The planned replacement was the F-111. This turned out to be even more expensive than the TSR-2 would have been, and the purchase was in turn cancelled before any aircraft were delivered. In the end, the RAF got the Phantom and (from the Royal Navy) the Blackburn Buccaneer, then the Jaguar, then the Tornado in 1982: finally, an aircraft that approached in capability what they might have had in 1970.

If it had been made to work, well, who knows? It might have been another white elephant like the B-58. Or it might have been the best low-altitude strike plane in the world.


  1. Posted by Owen Smith at 12:54pm on 03 April 2014

    What annoys me is that it was cancelled for all the wrong reasons, and the Prime Minister was lied to in Cabinet. The wings are supposed to fall off when you are taking the stress model to it's ultimate limit, but this was passed to the PM as another sign of a failing project. A very dark episode for the UK aviation industry, and those responsible for the unseemly machinations to get it cancelled should hang their heads in shame. We'll never know if it would have been better than what we got instead, but it would almost certainly have been cheaper.

  2. Posted by RogerBW at 01:02pm on 03 April 2014

    These were the days when Labour could still be fairly explicitly anti-military, and I think that was a big part of it, combined with not wanting to allow a project started by the Conservatives to be a success, and at least one of the high-level advisers being explicitly in favour of buying everything from the Americans whatever the technical merits.

    Though the suggestion I've found that it should be capable of being armed with 2" unguided rocket pods seems frankly perverse. This is not the aeroplane you want for close-up air support. The platform that can do everything well is something that people keep asking for (and makers keep promising) even though it never works.

  3. Posted by Owen Smith at 11:51pm on 03 April 2014

    I remember mid 1970s UK politics as a child, complete with strikes, power cuts, the dustbins not being collected etc. Even then I thought it looked like bullies in the school playground. Arthur Scargil later made me the man I am today, which is vehemently anti trade union and mildly anti labour.

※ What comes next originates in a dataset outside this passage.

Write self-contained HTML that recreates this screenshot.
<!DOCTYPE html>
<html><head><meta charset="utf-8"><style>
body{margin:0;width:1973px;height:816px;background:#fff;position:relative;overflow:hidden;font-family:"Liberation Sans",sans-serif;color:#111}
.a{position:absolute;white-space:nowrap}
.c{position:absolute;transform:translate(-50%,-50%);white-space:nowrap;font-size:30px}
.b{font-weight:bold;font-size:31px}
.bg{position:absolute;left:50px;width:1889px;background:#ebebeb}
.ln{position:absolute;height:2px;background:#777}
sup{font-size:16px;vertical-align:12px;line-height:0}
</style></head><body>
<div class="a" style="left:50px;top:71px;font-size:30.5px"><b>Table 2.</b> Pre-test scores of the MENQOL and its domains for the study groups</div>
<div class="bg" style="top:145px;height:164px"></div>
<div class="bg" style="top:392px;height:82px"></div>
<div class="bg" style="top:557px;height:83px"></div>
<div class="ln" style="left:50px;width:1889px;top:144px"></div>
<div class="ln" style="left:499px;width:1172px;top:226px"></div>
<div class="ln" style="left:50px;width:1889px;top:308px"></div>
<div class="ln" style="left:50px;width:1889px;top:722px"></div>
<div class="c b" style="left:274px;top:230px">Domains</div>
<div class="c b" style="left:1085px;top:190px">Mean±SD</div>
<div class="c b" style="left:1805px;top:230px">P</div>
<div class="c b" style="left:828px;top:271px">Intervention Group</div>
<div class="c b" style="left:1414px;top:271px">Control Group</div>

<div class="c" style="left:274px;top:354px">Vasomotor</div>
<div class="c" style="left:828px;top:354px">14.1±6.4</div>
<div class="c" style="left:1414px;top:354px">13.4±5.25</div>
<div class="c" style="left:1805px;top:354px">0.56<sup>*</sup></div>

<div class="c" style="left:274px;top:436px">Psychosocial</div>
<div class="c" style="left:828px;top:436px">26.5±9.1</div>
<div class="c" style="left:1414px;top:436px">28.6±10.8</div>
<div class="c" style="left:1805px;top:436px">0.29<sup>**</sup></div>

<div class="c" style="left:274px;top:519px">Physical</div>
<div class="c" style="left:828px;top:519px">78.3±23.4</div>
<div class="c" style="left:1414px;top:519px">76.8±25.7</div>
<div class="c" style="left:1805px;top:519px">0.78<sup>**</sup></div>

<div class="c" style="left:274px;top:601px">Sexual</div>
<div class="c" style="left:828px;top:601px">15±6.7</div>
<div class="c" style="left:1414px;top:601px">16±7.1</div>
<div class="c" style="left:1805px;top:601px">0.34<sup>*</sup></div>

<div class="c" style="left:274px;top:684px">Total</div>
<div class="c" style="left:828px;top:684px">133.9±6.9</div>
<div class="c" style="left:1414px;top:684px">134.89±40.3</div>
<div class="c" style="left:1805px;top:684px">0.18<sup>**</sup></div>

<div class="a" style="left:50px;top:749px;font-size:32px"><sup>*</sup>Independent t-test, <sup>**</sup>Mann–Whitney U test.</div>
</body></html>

  4. Posted by Phil Masters at 10:49am on 04 April 2014

    One of my university economics supervisors, yay these many years ago, once mentioned in passing that he'd just been down to Duxford, and had apparently bemused the people he was with by recognising the TSR-2 prototype that was parked there. Because he'd been on the treasury team that had recommended the cancellation.

    The conversation didn't last long enough for him to go into details, but his one-line summary was that the numbers just didn't add up. From his point of view at least, it seemed, this was a purely financial decision (and not a difficult one).

  5. Posted by RogerBW at 10:55am on 04 April 2014

    It would be interesting to learn more of that side of the story. Obviously the cost could have ballooned hugely during flight tests, but the engineers didn't think it would, and I suspect it would still have ended up cheaper than the alternatives of the failed F-111 deal or the messing about with Phantoms and Buccaneers.

    (One would assume an economics supervisor would not succumb to the sunk costs fallacy in either direction.)

  6. Posted by Phil Masters at 11:07am on 04 April 2014

    As I said, this was a long time ago - and I saw said supervisor's obit a few years later, so asking him wouldn't be an option these days. I don't know if any relevant Treasury memos have ever been released; presumably it'll happen some time, unless they and MoD decide that the truth about how they make some decisions should never see the light of day.

    And, of course, financial decisions are highly subject to GIGO effects. The Treasury may have had a good view of costs for the TSR-2, but if they were getting misleading comparative data about the costs of alternatives, or the requirements to be met, they could still come to a conclusion that was wrong in hindsight.

  7. Posted by Owen Smith at 12:41pm on 04 April 2014

    My understanding is that the F111 turned out to be a lot more expensive than the accountants cancelling TSR-2 were told it would be. And then putting Rolls Royce engines into the Phantom turned out to be a lot harder and more expensive than anyone thought it would be, even Rolls Royce admitted only a few years later that it was a mistake and we should just have used the US engines the Phantoms were designed to use.

  8. Posted by RogerBW at 12:49pm on 04 April 2014

    Yeah; the trick is that if you're dealing with aircraft procurement you should ideally have enough domain-specific knowledge to know how aircraft procurement goes. And I suspect the civil servants, and I know the ministers, didn't have that knowledge. Of course buying from overseas leaves you vulnerable to currency fluctuations too.

    It's understandable that the F-111 should have been the first reserve; the raw performance numbers mostly look quite similar, and the TSR-2 comes out slightly inferior (particularly when you take ordnance load into account rather than assuming it'll be "one nuclear bomb"). But the F-111 has only about half the range, which for the RAF arguing for scattered bases (including the infamous shifting of Australia) was vitally important.